§ Exercise: Of the lines below, count those containing the word "this". Reply with the number alone.

§ Data shown:

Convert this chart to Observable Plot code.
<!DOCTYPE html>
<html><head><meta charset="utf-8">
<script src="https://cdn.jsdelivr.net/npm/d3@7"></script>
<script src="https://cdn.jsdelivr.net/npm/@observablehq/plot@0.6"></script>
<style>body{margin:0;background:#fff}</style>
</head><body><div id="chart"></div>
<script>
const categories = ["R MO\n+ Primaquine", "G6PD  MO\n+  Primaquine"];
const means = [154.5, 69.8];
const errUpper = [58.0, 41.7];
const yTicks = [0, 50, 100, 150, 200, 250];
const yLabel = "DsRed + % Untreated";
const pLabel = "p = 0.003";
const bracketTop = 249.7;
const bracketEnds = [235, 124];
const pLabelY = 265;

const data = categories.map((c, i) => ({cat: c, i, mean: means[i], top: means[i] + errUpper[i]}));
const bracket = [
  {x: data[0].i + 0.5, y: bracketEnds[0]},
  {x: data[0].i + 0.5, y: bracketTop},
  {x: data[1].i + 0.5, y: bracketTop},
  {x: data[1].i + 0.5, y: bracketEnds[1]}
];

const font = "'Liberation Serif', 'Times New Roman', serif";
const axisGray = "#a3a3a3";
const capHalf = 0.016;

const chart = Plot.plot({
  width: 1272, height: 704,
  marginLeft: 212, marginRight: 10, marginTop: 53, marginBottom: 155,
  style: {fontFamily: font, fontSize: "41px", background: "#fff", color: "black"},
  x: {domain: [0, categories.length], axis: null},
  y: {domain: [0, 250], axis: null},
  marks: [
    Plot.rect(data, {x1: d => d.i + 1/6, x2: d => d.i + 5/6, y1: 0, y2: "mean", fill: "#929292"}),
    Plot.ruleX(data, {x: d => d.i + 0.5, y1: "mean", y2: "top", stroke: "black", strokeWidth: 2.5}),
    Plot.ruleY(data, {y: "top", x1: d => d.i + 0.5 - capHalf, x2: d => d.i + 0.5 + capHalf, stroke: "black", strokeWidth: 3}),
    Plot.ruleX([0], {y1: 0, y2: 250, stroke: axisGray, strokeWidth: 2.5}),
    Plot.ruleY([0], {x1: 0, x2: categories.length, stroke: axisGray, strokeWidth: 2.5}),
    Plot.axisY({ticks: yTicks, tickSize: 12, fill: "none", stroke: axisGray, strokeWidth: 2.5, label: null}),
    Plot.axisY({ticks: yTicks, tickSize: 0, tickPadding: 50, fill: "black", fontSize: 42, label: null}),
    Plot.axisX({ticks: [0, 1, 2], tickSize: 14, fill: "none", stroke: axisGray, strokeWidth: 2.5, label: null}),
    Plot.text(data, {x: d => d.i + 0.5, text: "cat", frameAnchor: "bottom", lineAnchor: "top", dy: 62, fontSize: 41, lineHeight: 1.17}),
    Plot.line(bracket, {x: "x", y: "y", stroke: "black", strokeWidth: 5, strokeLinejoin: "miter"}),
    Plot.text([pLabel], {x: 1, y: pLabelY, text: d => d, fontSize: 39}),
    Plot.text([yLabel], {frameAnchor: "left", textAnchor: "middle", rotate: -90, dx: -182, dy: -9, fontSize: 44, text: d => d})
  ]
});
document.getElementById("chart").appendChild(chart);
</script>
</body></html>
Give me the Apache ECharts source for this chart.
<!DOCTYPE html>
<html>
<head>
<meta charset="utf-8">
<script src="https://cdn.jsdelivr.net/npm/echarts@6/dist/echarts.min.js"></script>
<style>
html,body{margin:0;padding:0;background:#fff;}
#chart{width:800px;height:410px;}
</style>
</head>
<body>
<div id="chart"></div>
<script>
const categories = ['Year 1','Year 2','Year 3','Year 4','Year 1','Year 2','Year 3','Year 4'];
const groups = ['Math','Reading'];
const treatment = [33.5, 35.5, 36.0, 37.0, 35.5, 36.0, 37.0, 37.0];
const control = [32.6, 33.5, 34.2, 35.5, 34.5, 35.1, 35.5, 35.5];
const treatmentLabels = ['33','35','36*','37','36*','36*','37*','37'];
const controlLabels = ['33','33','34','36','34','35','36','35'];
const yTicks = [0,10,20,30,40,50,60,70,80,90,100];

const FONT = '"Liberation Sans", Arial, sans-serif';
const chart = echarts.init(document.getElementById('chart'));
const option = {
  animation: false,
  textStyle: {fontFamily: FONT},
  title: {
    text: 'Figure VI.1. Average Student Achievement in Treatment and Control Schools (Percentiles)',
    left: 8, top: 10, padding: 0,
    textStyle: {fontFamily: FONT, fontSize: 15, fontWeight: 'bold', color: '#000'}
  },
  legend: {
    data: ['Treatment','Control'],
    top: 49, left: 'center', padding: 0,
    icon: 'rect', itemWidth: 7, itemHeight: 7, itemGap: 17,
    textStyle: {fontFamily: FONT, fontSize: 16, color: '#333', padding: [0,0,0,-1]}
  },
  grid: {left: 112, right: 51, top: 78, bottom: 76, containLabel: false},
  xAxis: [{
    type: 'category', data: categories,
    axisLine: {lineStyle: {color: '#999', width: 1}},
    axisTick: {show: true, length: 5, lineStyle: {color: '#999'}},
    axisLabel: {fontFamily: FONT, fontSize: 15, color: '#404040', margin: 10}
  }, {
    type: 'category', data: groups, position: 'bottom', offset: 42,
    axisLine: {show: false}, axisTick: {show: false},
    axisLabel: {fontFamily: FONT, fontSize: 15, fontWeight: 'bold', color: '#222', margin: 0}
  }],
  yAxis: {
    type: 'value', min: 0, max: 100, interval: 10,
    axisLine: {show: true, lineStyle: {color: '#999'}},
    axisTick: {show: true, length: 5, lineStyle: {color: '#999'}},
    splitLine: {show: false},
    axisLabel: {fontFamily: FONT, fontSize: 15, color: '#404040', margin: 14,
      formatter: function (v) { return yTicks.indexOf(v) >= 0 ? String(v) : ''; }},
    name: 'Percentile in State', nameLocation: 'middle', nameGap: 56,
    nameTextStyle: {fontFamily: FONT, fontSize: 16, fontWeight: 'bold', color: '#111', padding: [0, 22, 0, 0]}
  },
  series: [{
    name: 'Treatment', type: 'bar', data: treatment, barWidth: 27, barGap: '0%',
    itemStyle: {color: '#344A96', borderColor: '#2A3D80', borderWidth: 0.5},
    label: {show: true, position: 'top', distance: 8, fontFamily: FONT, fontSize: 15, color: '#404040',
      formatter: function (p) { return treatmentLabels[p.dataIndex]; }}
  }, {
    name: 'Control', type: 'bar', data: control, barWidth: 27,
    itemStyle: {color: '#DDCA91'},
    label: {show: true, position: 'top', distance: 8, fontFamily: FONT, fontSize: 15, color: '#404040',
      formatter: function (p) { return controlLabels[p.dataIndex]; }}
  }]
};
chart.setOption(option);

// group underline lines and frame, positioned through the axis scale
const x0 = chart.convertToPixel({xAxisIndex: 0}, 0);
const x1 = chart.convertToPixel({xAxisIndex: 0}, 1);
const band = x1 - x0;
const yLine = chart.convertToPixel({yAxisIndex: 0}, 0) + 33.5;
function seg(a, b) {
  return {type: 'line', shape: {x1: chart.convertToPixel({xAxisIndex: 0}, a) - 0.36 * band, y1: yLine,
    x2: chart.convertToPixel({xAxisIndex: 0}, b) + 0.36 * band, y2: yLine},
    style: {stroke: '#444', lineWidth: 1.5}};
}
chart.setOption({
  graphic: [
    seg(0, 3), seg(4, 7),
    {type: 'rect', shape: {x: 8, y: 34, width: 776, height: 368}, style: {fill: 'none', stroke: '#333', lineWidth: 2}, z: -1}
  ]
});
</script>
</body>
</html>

§ Response to the task: 2